Estou baixando o primeiro episódio agora. Gosto bastante desses períodos históricos de ruptura de ideias e costumes, sem falar de História do Século XX. A Maggie Smith também é um incentivo e tanto.
Eu adorei a primeira temporada. Todos os sete episódios foram muito gostosos de assistir, sempre emocionando no final. Aliás, a série já se torna marcante desde a ótima música de abertura.
Resolvi assistir a série por causa de Thomas. Só não imaginava que ele era um vilão! Mas não fiquei descontente com isso não... claro, aguardo na série uma outra personagem homossexual. Se for uma que faça bem ao Thomas, melhor ainda. Gostaria dele mostrando uma redenção.
As personagens que eu mais gosto são Mary, Sybil, Anna, Violet e Isobel. Mas no geral acho todos bem interessantes. Até Edith e O'Brien me agradam!
Sem exagero nenhum essa primeira temporada já entrou no meu top de melhores experiências com séries.
Pedro, o Thomas é um personagem bem interessante. O problema é que a série fica meio arrastada na 3ª temporada, tanto que eu nem consegui terminar ainda... Se o Thomas se salva é na 4ª temporada, que deve ser a única.
Mas a segunda temporada é legal e o Thomas mostra um pouco mais de humanidade, por assim dizer. Ele continua sendo muito importante. Aliás, uma das melhores cenas de terceira temporada foi dele...
Assim que eu assistir a 3a temporada eu comentarei no devido post! É muito bom comentar suas resenhas <3
A primeira temporada terminou a pouco no GNT, e eu me viciei. A série é muito boa, com personagens cativantes, do protagonista (se é que existe um) àquele que aparece só de vez em quando. Os núcleos são ricos, os personagens são bem desenvolvidos, humanizados, sem maniqueísmo, mesmo os que poderiam ser os vilões. O'Brien tem seus gestos de bondade; Edith, suas razões; e Thomas... Eu esperava uma "boa ação" dele, e a segunda temporada não me decepcionou. Ótima série!
Gostei muito dessa resenha, mas não li até o fim pra evitar spoiler, rs. Assisti ao primeiro e ao segundo episódio, mas não tinha entendido direto porque assisti a série destraída, agora deu pra acompanhar. Valeu! :)
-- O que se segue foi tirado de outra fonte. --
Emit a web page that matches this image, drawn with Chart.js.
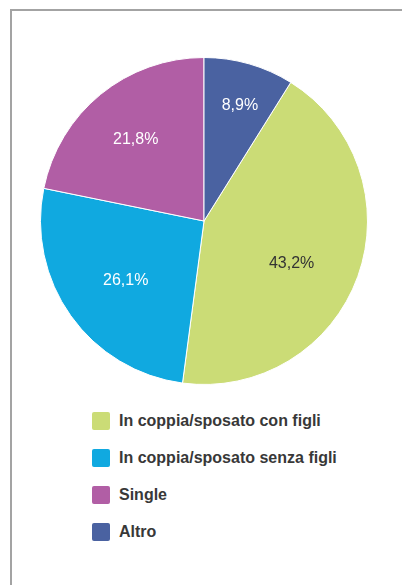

Adorei a resenha. Foi bem esclarecedora, considerando que me senti um pouco perdida após assistir à primeira temporada.
Olá
Comecei a ver Downton Abbey somente agora, por conselho de uma prima que vê em mim uma pessoa cheia de maneirismos, etc. E já comecei pelo final da primeira temporada. Estou gostando muito, e logo procurei saber o que acontecia, pesquisando no google, e então encontrei a resenha, achei ótima, parabéns, está me dando uma visão melhor do que é realmente a trama da série. Obrigada!
Excelente resenha. Acabei de assistir à primeira temporada e considero seus comentários bem pertinentes.
Só agora estou assistindo. Terminei a 1 temporada e gosto de ler o que falam sobre. Gostei do seu ponto de vista.